Als reactie op de tijdsdruk en de toenemende verplichtingen die ouder worden met zich meebrengt, heeft Nottrot de neiging om tijd simpelweg te ontkennen: ‘Als ik alles doe wat ik moet doen, doe ik niets.’ Leene maakt zich op haar beurt zorgen om het verval, maar kan er niet precies de vinger op leggen. De persoonlijke insteek, hun eigen relatie tot tijd en hoe ingewikkeld het is dat goed te duiden, wordt soms overschaduwd door de vorm waarin deze scènes gegoten zijn. Hoewel hilarisch en herkenbaar, blijven deze fragmenten door dat voortdurende gekibbel ook wat te veel aan de vlakke kant.

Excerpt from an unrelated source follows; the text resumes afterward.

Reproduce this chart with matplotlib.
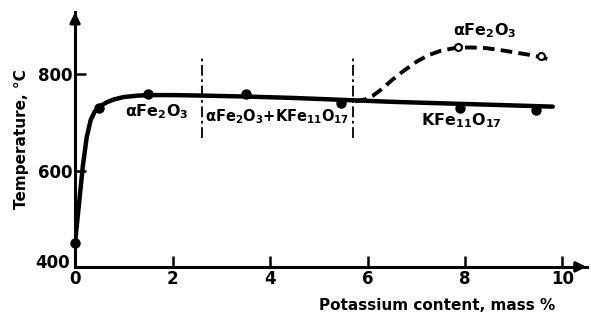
import matplotlib
matplotlib.use("Agg")
import matplotlib.pyplot as plt
import matplotlib.transforms as mtransforms
import numpy as np

plt.rcParams['font.family'] = ['DejaVu Sans']
plt.rcParams['font.weight'] = 'bold'
plt.rcParams['mathtext.fontset'] = 'custom'
plt.rcParams['mathtext.rm'] = 'DejaVu Sans:bold'
plt.rcParams['mathtext.it'] = 'DejaVu Sans:bold'
plt.rcParams['mathtext.default'] = 'rm'

# measured points (solid, filled markers)
pts_x = [0.0, 0.5, 1.5, 3.5, 5.45, 7.9, 9.45]
pts_y = [450, 730, 760, 760, 740, 730, 725]
# open markers (dashed branch)
open_x = [7.85, 9.55]
open_y = [856, 839]

# solid trend curve
curve_x = [0.0, 0.08, 0.16, 0.24, 0.32, 0.4, 0.5, 0.65, 0.8, 1.0, 1.3, 1.6, 2.0, 2.6, 3.5, 4.5, 5.5, 6.5, 7.5, 8.5, 9.8]
curve_y = [450, 530, 610, 670, 705, 722, 733, 742, 748, 753, 756, 757, 757, 756, 754, 751, 747, 743, 740, 737, 733]
# dashed branch
dash_x = [5.75, 5.95, 6.1, 6.3, 6.5, 6.75, 7.0, 7.25, 7.5, 7.8, 8.1, 8.4, 8.7, 9.0, 9.3, 9.55, 9.8]
dash_y = [744, 748, 755, 770, 788, 808, 826, 840, 849, 855, 856, 855, 851, 846, 841, 836, 829]

xticks = [0, 2, 4, 6, 8, 10]
yticks = [400, 600, 800]
dividers_x = [2.6, 5.7]
divider_range = (667, 840)

fig = plt.figure(figsize=(5.91, 3.2), dpi=100)
ax = fig.add_axes([0.127, 0.166, 0.866, 0.797])
ax.set_xlim(0, 10.5)
ax.set_ylim(400, 930)

for s in ['top', 'right']:
    ax.spines[s].set_visible(False)
for s in ['left', 'bottom']:
    ax.spines[s].set_linewidth(2.2)

ax.plot(curve_x, curve_y, color='black', lw=3.2, solid_capstyle='round', zorder=3)
ax.plot(dash_x, dash_y, color='black', lw=2.8, dashes=(3.0, 1.6), zorder=3)
ax.plot(pts_x, pts_y, 'o', color='black', ms=6.5, zorder=4, clip_on=False)
ax.plot(open_x, open_y, 'o', mfc='white', mec='black', mew=1.5, ms=5, zorder=4)

for dx in dividers_x:
    ax.plot([dx, dx], divider_range, color='black', lw=1.3, dashes=(6, 2, 1.5, 2))

ax.set_xticks(xticks)
ax.set_yticks(yticks)
ax.tick_params(direction='in', length=8, width=1.8, labelsize=12, pad=2)
ax.set_xticklabels([str(t) for t in xticks], fontweight='bold')
ax.set_yticklabels([str(t) for t in yticks], fontweight='bold')

# nudge the "400" label up slightly so it does not collide with "0"
lbl400 = ax.get_yticklabels()[0]
lbl400.set_transform(lbl400.get_transform() +
                     mtransforms.ScaledTranslation(-2 / 72, 4 / 72, fig.dpi_scale_trans))

# arrows at axis ends
ax.annotate('', xy=(10.55, 400), xytext=(10.2, 400),
            arrowprops=dict(arrowstyle='-|>,head_length=0.6,head_width=0.3', color='black', lw=2.2),
            annotation_clip=False)
ax.annotate('', xy=(0, 935), xytext=(0, 900),
            arrowprops=dict(arrowstyle='-|>,head_length=0.6,head_width=0.3', color='black', lw=2.2),
            annotation_clip=False)

ax.set_ylabel('Temperature, °C', fontsize=11, fontweight='bold', labelpad=4)
ax.set_xlabel('Potassium content, mass %', fontsize=11, fontweight='bold')
ax.xaxis.set_label_coords(0.9375, -0.15)
ax.xaxis.label.set_ha('right')
ax.xaxis.label.set_va('center')

ax.text(1.03, 722, 'αFe$_2$O$_3$', fontsize=11.5, ha='left', va='center')
ax.text(2.66, 712, 'αFe$_2$O$_3$+KFe$_{11}$O$_{17}$', fontsize=10.5, ha='left', va='center')
ax.text(7.1, 703, 'KFe$_{11}$O$_{17}$', fontsize=11.5, ha='left', va='center')
ax.text(7.75, 890, 'αFe$_2$O$_3$', fontsize=11.5, ha='left', va='center')

fig.savefig('out.png', dpi=100)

Mooi is het moment in de reconstructie van Bourdins aanslag, waarop Nottrots hang naar feitelijkheden ontoereikend blijkt en Leene haar (romantische) fantasie op de zaak loslaat. Dan dringt de thematiek zich echt aan hen op, en komen ze zowel als theatermaker en partner recht tegenover elkaar te staan. Volgens Nottrot zou Bourdin een visionair kunnen zijn, maar Leene oppert hem als gekwelde romanticus. Hier werken de verschillende onderdelen van de voorstelling, die lange tijd wat los van elkaar blijven staan, mooi op elkaar in.

Na de voorstelling dendert de tijd bovendien nog eens aan het publiek voorbij tijdens een uitstekend driegangendiner in de openlucht, speciaal voor de voorstelling samengesteld door kok Serge Hogenbirk. Dat diner wordt bovendien onderbroken door een werkelijk razend spannende open air escape-room, waarin de tijd letterlijk in sneltreinvaart wegtikt en het publiek in een inventief spel puzzels en codes moet kraken om de bom in ons midden op tijd te ontmantelen.